As a series of series of newpolls and analysis highlight, support for passing a bill with citizenship continues to grow and diversify:

  • An Overwhelming Majority of the American Public Supports Immigration Reform with Citizenship: A Gallup poll released last week shows that 88% of all Americans support a path to citizenship as part of immigration reform, including 87% of whites, 83% of conservatives and 83% of conservative whites.  In fact, Gallup found this was the most popular component of immigration reform, winning out over border security, employment verification and high-skilled worker visas. And a new Gallup poll released today shows that adults, by a margin of 48% – 36%, say their views on immigration more closely align with the Democratic Party’s immigration policies than those of the Republican Party.
  • So Do 70% of GOP Primary Voters: New polling of Republican primary voters, released by Americans for a Conservative Direction and conducted by Basswood Research, finds, per Huffington Post, “Most of the voters surveyed in this poll — 70 percent — said they are open to a bill that bolsters border security resources, requires employers to check on potential hires’ legal status and allows undocumented immigrants eventually to gain citizenship. If border security is coupled with legalization, 65 percent of Republican voters said they would support a path to citizenship, according to the poll.”
  • Voters in Key Republican Districts Also Support Reform with Citizenship: New Public Policy Polling (PPP) polling in seven swing congressional districts shows broad popular support for immigration reform with a path to citizenship, even among Republican and Independent voters. According to the poll, an average of 65% of voters in seven key congressional swing districts, and an average of 68% of likely voters in 29 states support immigration with citizenship.
  • Amongst Latino Voters, Citizenship Remains Key:  As a June Latino Decisions poll shows, 81% of Latino voters support immigration reform that combines border security with a pathway to citizenship, including 66% of Latino Republicans.
  • Minority Voters Generally are Highly Supportive of Reform with Citizenship:  A Lake Research poll sponsored by the Leadership Conference for Civil and Human Rights showed that 66% of African-American voters support immigration reform that includes a pathway to citizenship. And an Asian American Legal Defense and Education Fund (AALDEF) poll from April showed that 66% of Asian-American voters are also strongly in favor of immigration reform that includes citizenship.
  • On the Issue of Legal Status vs. Citizenship, Citizenship Wins:  As a new Quinnipiac poll shows, per a recap from Greg Sargent of the Washington Post, “A majority, 54 percent, support a path to citizenship for undocumented immigrants, while only 12 percent support allowing them to stay in the U.S. without citizenship (another 28 percent support deportation). In other words, the sub-citizenship status option — the position some Republicans are adopting in order to appear willing to solve the immigration problem while not embracing citizenship — has virtually no public support at all. Indeed, this position is only supported by 13 percent of Republicans, while the rest of them are split between citizenship and deportation. This position pleases no one.”  Amongst Latino voters, citizenship is key. As an April Latino Decisions poll shows, 87% of Latinos would become citizens if an immigration bill is signed into law, while only 13% said “don’t know/unsure.”

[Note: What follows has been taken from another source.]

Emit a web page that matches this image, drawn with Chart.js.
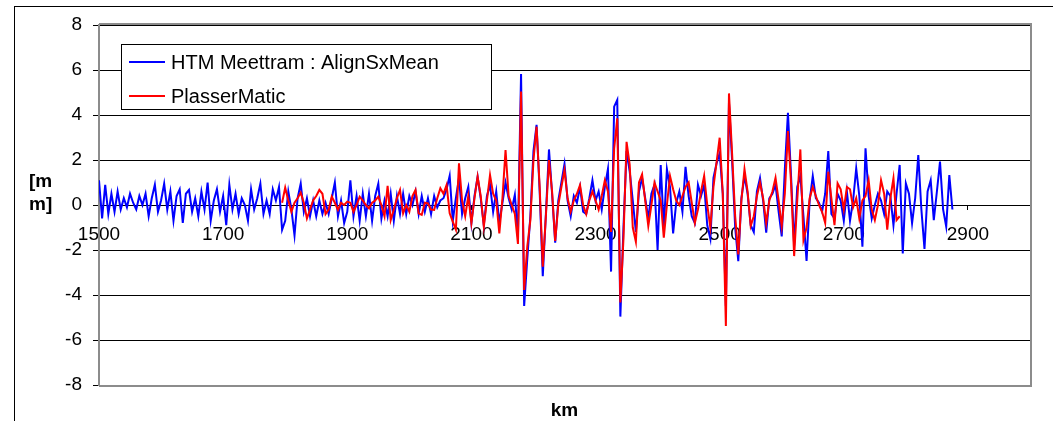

According to Frank Sharry, Executive Director of America’s Voice:

It’s time to face facts.  The American people, including strong majorities of Republican voters, want reform with a path to citizenship.  A strong bipartisan majority in the Senate recently voted for reform with a path to citizenship.  A bipartisan majority for reform with a path to citizenship exists today in the House of Representatives.  The only thing standing between this majority view and the realization of reform is the House Republican leadership.  Instead of hiding behind an undemocratic procedural excuse, House Republicans should allow this majority view to express itself by working towards a vote on a comprehensive solution.